#### Written task:
Return every record below exactly as written, omitting any pictures.

#### Information given ####

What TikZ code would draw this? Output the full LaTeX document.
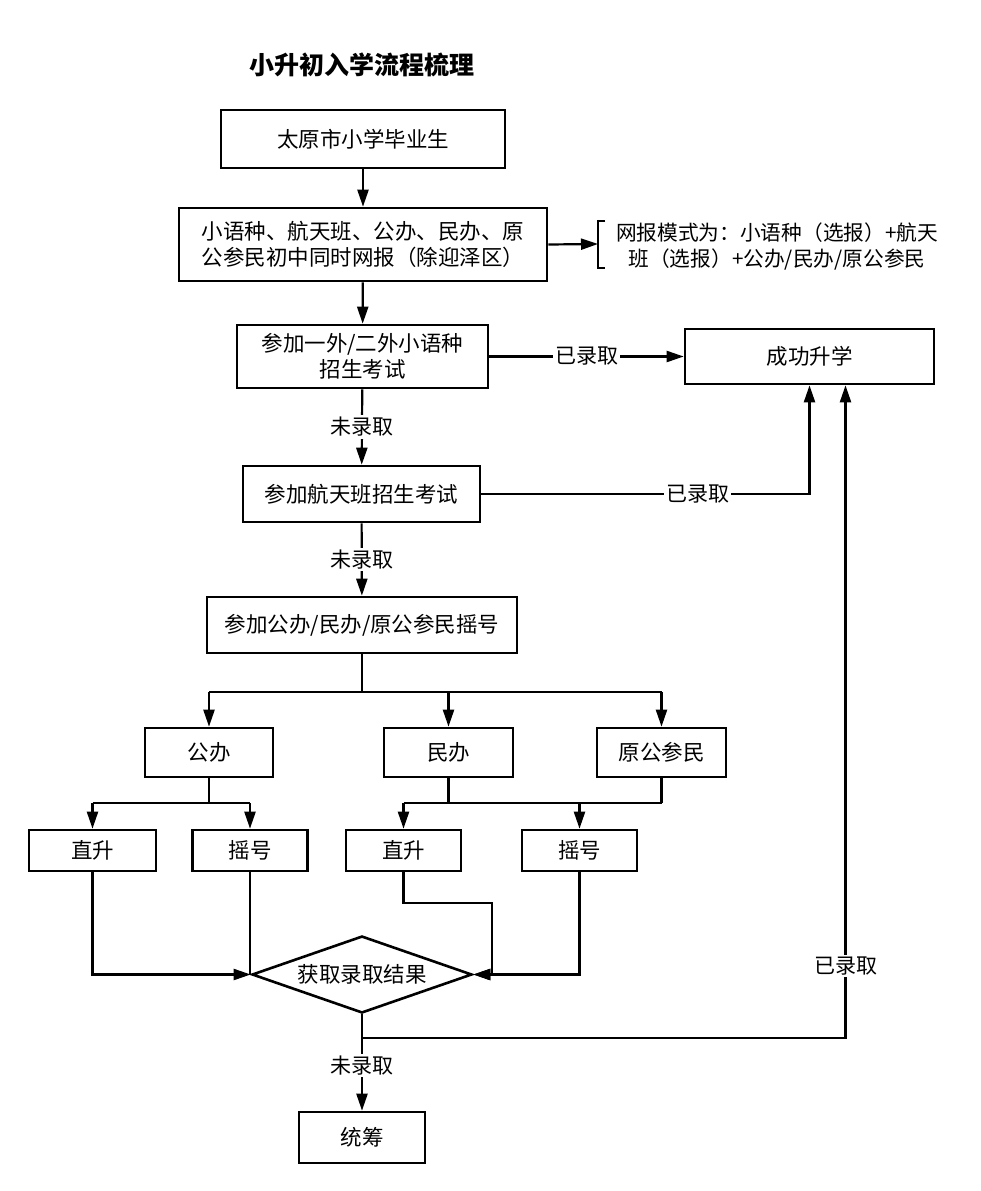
\documentclass[tikz,border=0pt]{standalone}
\usepackage{fontspec}
\setmainfont{Noto Sans CJK SC}
\usetikzlibrary{arrows.meta,shapes.geometric}

\begin{document}
\begin{tikzpicture}[x=1pt,y=-1pt,
  box/.style={draw,line width=2.6pt,inner sep=0pt,font=\fontsize{21.5}{26}\selectfont},
  arr/.style={line width=2.2pt,-{Triangle[length=17pt,width=11pt]}},
  lne/.style={line width=2.2pt},
  lbl/.style={fill=white,inner sep=2pt,font=\fontsize{21}{26}\selectfont}]
\useasboundingbox (0,0) rectangle (980,1191);
\node [font=\bfseries\fontsize{25}{30}\selectfont] (title) at (362,65) {小升初入学流程梳理};
\node [box,minimum width=284pt,minimum height=58pt] (start) at (363,139) {太原市小学毕业生};
\node [box,minimum width=368pt,minimum height=73pt,align=left] (apply) at (363,244.5) {小语种、航天班、公办、民办、原\\公参民初中同时网报（除迎泽区）};
\node [font=\fontsize{20.7}{26}\selectfont,align=center,inner sep=0pt] (note) at (777,246) {网报模式为：小语种（选报）+航天\\班（选报）+公办/民办/原公参民};
\coordinate (brk) at (598,244);
\draw [lne] (605,221) -- (598,221) -- (598,268) -- (605,268);
\node [box,minimum width=251pt,minimum height=63pt,align=center] (lang) at (362.5,356.5) {参加一外/二外小语种\\招生考试};
\node [box,minimum width=249pt,minimum height=55pt] (success) at (809.5,356.5) {成功升学};
\node [box,minimum width=237pt,minimum height=56pt] (space) at (361.5,494) {参加航天班招生考试};
\node [box,minimum width=310pt,minimum height=56pt] (lottery) at (362,625) {参加公办/民办/原公参民摇号};
\node [box,minimum width=128pt,minimum height=49pt] (gong) at (209,752.5) {公办};
\node [box,minimum width=129pt,minimum height=49pt] (min) at (448.5,752.5) {民办};
\node [box,minimum width=129pt,minimum height=49pt] (yuan) at (661.5,752.5) {原公参民};
\node [box,minimum width=127pt,minimum height=41pt] (zs1) at (92.5,850.5) {直升};
\node [box,minimum width=115pt,minimum height=41pt] (yh1) at (250,850.5) {摇号};
\node [box,minimum width=115pt,minimum height=41pt] (zs2) at (403.5,850.5) {直升};
\node [box,minimum width=115pt,minimum height=41pt] (yh2) at (579.5,850.5) {摇号};
\node [box,diamond,aspect=2.8,minimum width=220pt,minimum height=77pt] (result) at (362,974.5) {获取录取结果};
\node [box,minimum width=126pt,minimum height=51pt] (final) at (362,1137.5) {统筹};
\coordinate (split) at (362,692);
\coordinate (gsplit) at (209,803);
\coordinate (msplit) at (448.5,803);
\coordinate (bend) at (492,903);
\coordinate (join) at (362,1038);
\coordinate (back) at ([xshift=36pt]success.south);
\draw [arr] (start) -- (apply);
\draw [arr] (apply.east) -- (brk);
\draw [arr] (apply) -- (lang);
\draw [arr] (lang.east) -- node [lbl] {已录取} (success.west);
\draw [arr] (lang) -- node [lbl] {未录取} (space);
\draw [arr] (space.east) -| node [lbl,pos=0.33] {已录取} (success.south);
\draw [arr] (space) -- node [lbl] {未录取} (lottery);
\draw [lne] (lottery.south) -- (split);
\draw [lne] (gong.north |- split) -- (yuan.north |- split);
\draw [arr] (gong.north |- split) -- (gong.north);
\draw [arr] (min.north |- split) -- (min.north);
\draw [arr] (yuan.north |- split) -- (yuan.north);
\draw [lne] (gong.south) -- (gsplit);
\draw [lne] (zs1.north |- gsplit) -- (yh1.north |- gsplit);
\draw [arr] (zs1.north |- gsplit) -- (zs1.north);
\draw [arr] (yh1.north |- gsplit) -- (yh1.north);
\draw [lne] (min.south) -- (msplit);
\draw [lne] (yuan.south) -- (yuan.south |- msplit);
\draw [lne] (zs2.north |- msplit) -- (yuan.south |- msplit);
\draw [arr] (zs2.north |- msplit) -- (zs2.north);
\draw [arr] (yh2.north |- msplit) -- (yh2.north);
\draw [arr] (zs1.south) |- (result.west);
\draw [lne] (yh1.south) -- (yh1.south |- result.west);
\draw [arr] (zs2.south) |- (bend) |- (result.east);
\draw [arr] (yh2.south) |- (result.east);
\draw [lne] (result.south) -- (join);
\draw [arr] (join) -| node [lbl,pos=0.555] {已录取} (back);
\draw [arr] (join) -- node [lbl,pos=0.38] {未录取} (final);
\end{tikzpicture}
\end{document}
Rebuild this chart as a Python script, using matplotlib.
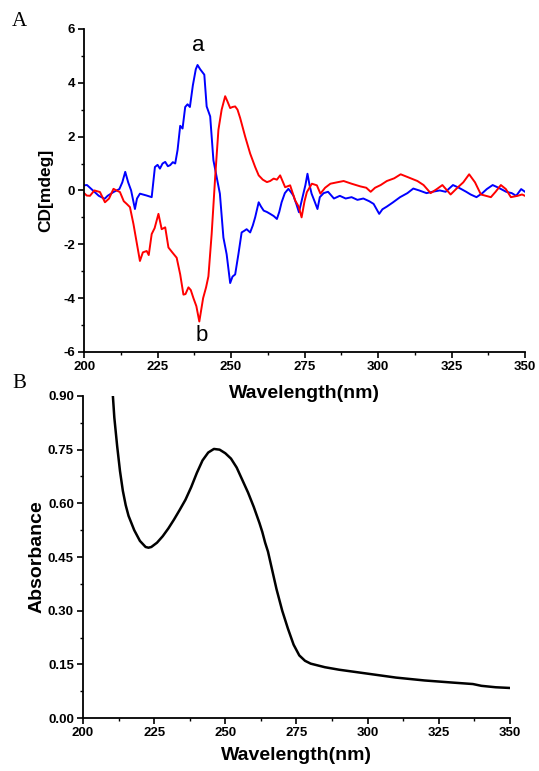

####

#### Response to the task:
What TikZ code would draw this? Output the full LaTeX document.
\documentclass[tikz,border=0pt]{standalone}
\usepackage{fontspec}
\setmainfont{Noto Sans CJK SC}
\usetikzlibrary{arrows.meta,shapes.geometric}

\begin{document}
\begin{tikzpicture}[x=1pt,y=-1pt,
  box/.style={draw,line width=2.6pt,inner sep=0pt,font=\fontsize{21.5}{26}\selectfont},
  arr/.style={line width=2.2pt,-{Triangle[length=17pt,width=11pt]}},
  lne/.style={line width=2.2pt},
  lbl/.style={fill=white,inner sep=2pt,font=\fontsize{21}{26}\selectfont}]
\useasboundingbox (0,0) rectangle (980,1191);
\node [font=\bfseries\fontsize{25}{30}\selectfont] (title) at (362,65) {小升初入学流程梳理};
\node [box,minimum width=284pt,minimum height=58pt] (start) at (363,139) {太原市小学毕业生};
\node [box,minimum width=368pt,minimum height=73pt,align=left] (apply) at (363,244.5) {小语种、航天班、公办、民办、原\\公参民初中同时网报（除迎泽区）};
\node [font=\fontsize{20.7}{26}\selectfont,align=center,inner sep=0pt] (note) at (777,246) {网报模式为：小语种（选报）+航天\\班（选报）+公办/民办/原公参民};
\coordinate (brk) at (598,244);
\draw [lne] (605,221) -- (598,221) -- (598,268) -- (605,268);
\node [box,minimum width=251pt,minimum height=63pt,align=center] (lang) at (362.5,356.5) {参加一外/二外小语种\\招生考试};
\node [box,minimum width=249pt,minimum height=55pt] (success) at (809.5,356.5) {成功升学};
\node [box,minimum width=237pt,minimum height=56pt] (space) at (361.5,494) {参加航天班招生考试};
\node [box,minimum width=310pt,minimum height=56pt] (lottery) at (362,625) {参加公办/民办/原公参民摇号};
\node [box,minimum width=128pt,minimum height=49pt] (gong) at (209,752.5) {公办};
\node [box,minimum width=129pt,minimum height=49pt] (min) at (448.5,752.5) {民办};
\node [box,minimum width=129pt,minimum height=49pt] (yuan) at (661.5,752.5) {原公参民};
\node [box,minimum width=127pt,minimum height=41pt] (zs1) at (92.5,850.5) {直升};
\node [box,minimum width=115pt,minimum height=41pt] (yh1) at (250,850.5) {摇号};
\node [box,minimum width=115pt,minimum height=41pt] (zs2) at (403.5,850.5) {直升};
\node [box,minimum width=115pt,minimum height=41pt] (yh2) at (579.5,850.5) {摇号};
\node [box,diamond,aspect=2.8,minimum width=220pt,minimum height=77pt] (result) at (362,974.5) {获取录取结果};
\node [box,minimum width=126pt,minimum height=51pt] (final) at (362,1137.5) {统筹};
\coordinate (split) at (362,692);
\coordinate (gsplit) at (209,803);
\coordinate (msplit) at (448.5,803);
\coordinate (bend) at (492,903);
\coordinate (join) at (362,1038);
\coordinate (back) at ([xshift=36pt]success.south);
\draw [arr] (start) -- (apply);
\draw [arr] (apply.east) -- (brk);
\draw [arr] (apply) -- (lang);
\draw [arr] (lang.east) -- node [lbl] {已录取} (success.west);
\draw [arr] (lang) -- node [lbl] {未录取} (space);
\draw [arr] (space.east) -| node [lbl,pos=0.33] {已录取} (success.south);
\draw [arr] (space) -- node [lbl] {未录取} (lottery);
\draw [lne] (lottery.south) -- (split);
\draw [lne] (gong.north |- split) -- (yuan.north |- split);
\draw [arr] (gong.north |- split) -- (gong.north);
\draw [arr] (min.north |- split) -- (min.north);
\draw [arr] (yuan.north |- split) -- (yuan.north);
\draw [lne] (gong.south) -- (gsplit);
\draw [lne] (zs1.north |- gsplit) -- (yh1.north |- gsplit);
\draw [arr] (zs1.north |- gsplit) -- (zs1.north);
\draw [arr] (yh1.north |- gsplit) -- (yh1.north);
\draw [lne] (min.south) -- (msplit);
\draw [lne] (yuan.south) -- (yuan.south |- msplit);
\draw [lne] (zs2.north |- msplit) -- (yuan.south |- msplit);
\draw [arr] (zs2.north |- msplit) -- (zs2.north);
\draw [arr] (yh2.north |- msplit) -- (yh2.north);
\draw [arr] (zs1.south) |- (result.west);
\draw [lne] (yh1.south) -- (yh1.south |- result.west);
\draw [arr] (zs2.south) |- (bend) |- (result.east);
\draw [arr] (yh2.south) |- (result.east);
\draw [lne] (result.south) -- (join);
\draw [arr] (join) -| node [lbl,pos=0.555] {已录取} (back);
\draw [arr] (join) -- node [lbl,pos=0.38] {未录取} (final);
\end{tikzpicture}
\end{document}
Rebuild this chart as a Python script, using matplotlib.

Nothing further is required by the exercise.